Are GNC's anti estrogens and natural test boosters complete crap? Or do they work. Products such as 6-oxo and Novedex XT

----------


## Schmidty

> Are GNC's anti estrogens and natural test boosters complete crap? Or do they work. Products such as 6-oxo and Novedex XT


they work but not as well as other chems u can buy. Letro, aromison, nolva ect...

----------


## sorel_C

i found after using the advice of palumbo,, gasparis novadex Xt ist far off of Arimidex ,,, just for the record,, its not even close to the acual nolvadex ,, gasparis is much better

----------


## The Deuce

What ?? Are you serious?? No way... I dont even believe it works... tried it twice just to give it a good go around and did absolutely nothing for me... but maybe just maybe it works for other people. I feel stuff available at GNC is all bogus... except for the multivitamin, creatine, and whey protein. IMO

----------


## sorel_C

when i did it it work'd,,, i stopped geeting stuff off lion(( bad experience)),, and didt wanna pay the full price for real a-dex,, i e-mailed palumbo,, and he told me to try it out,, the /itchytingel i had went away in about 1 week,, also i kept at it,, and sure enough i got all the side effects i usually get from estro being too low,, granted i was on a 5-7 pills a day popping spree(bottle says 2-4max)

----------


## legobricks

The novadex xt is not strong enough to up your natty test in some cases. Although For JUST upping your natty test and NOT using it just for PCT I prefer Tbomb II, pricey but keeps me walking at full salute all day long!

----------


## ypatingasisburys

I second the Tbomb II recommendation. Novadex is a complete waste of your money.

----------


## iceman1961

> The novadex xt is not strong enough to up your natty test in some cases. Although For JUST upping your natty test and NOT using it just for PCT I prefer Tbomb II, pricey but keeps me walking at full salute all day long!

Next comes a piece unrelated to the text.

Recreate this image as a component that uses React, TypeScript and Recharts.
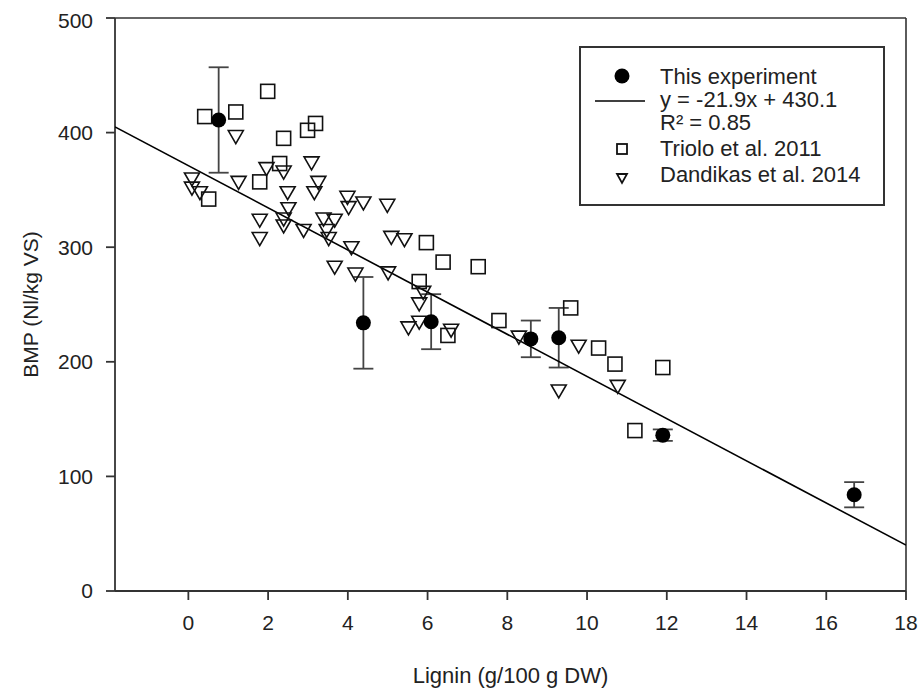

Is Tbomb II otc stuff or at least just slightly under lol

----------


## The Deuce

Im just sorry because i dont believe in any of it... almost like its all placebo and in ur head.. but hey everyone is entitled to their own opinion right  :7up:

----------


## wilson9d

> Is Tbomb II otc stuff or at least just slightly under lol


is this mhp t bomb 2, have you tried aby of ther other stuff

----------


## Biosynthetic

What you guys think of Animal Stak?

----------